Sunday, October 23, 2016

[BOOK REVIEW] No Dinner! by Jessica Souhami

Title:  No Dinner!

Author:  Jessica Souhami

Genre:  Family / Animals / India / Food

Year Published: 1999

Year Read:  2016

Publisher:  Marshall Cavendish

Source:  Library

Content Rating:  Ages 5+ (Some Scary Scenes)

Buy on:  Amazon  //  Book Depository 


I have read many folktales that have originated from India and this particular tale called “No Dinner!” which was written and illustrated by Jessica Souhami was really interesting to me as the heroine of the story (a frail old woman) thinks of a creative way to outwit the dangers in the forest!

The story starts off with a frail old woman going to visit her granddaughter on the other side of the forest.  But first, the old woman has to avoid all the dangers of the forest which includes meeting up with a wolf, a bear and a tiger.

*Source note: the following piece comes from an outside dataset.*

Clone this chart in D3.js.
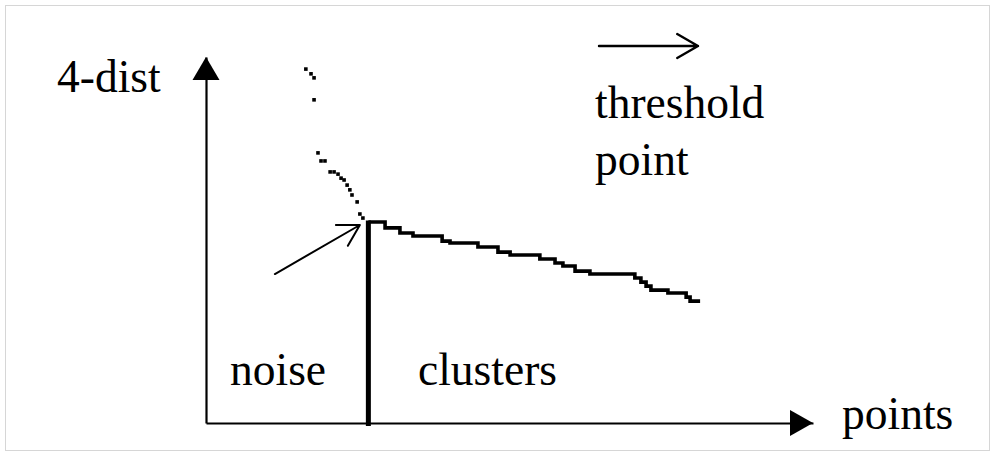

Can the old woman make it to her granddaughter’s home without getting eaten by the dangers of the forest?
Read this book to find out!

Jessica Souhami has done a great job at writing and illustrating this story as the old woman was written in an extremely clever way, especially with how she dealt with the wolf, the bear and the tiger through her journey to her granddaughter’s home!  I also liked the way that Jessica Souhami wrote the relationship between the old woman and her granddaughter (although a bit brief) as it shows that the granddaughter and the old woman care for each other and are also both shown to be extremely clever when dealing with the dangers of the forest.  Jessica Souhami’s artwork is extremely cute and creative to look at as the characters are not drawn with black outlines that would define their shapes as the natural colors of the characters shows their shapes instead.  I also loved the images of the bear, the wolf and the tiger as they all look truly threatening as they hover over the old woman and some of their facial expressions look a bit menacing.

The reason why I gave this story a four star rating was because I felt that the characters were a bit too flat.  I felt that there should have been more done with the characters, such as seeing more of the old woman’s relationship with her granddaughter or maybe see the old woman engage in some mind games with the animals to expand more on her clever nature.

Overall, “No Dinner!” is a cute book about cleverness and trickery that children will enjoy!  I would recommend this book to children ages five and up since the scenes of the old woman meeting up with the dangerous animals of the forest might scare smaller children.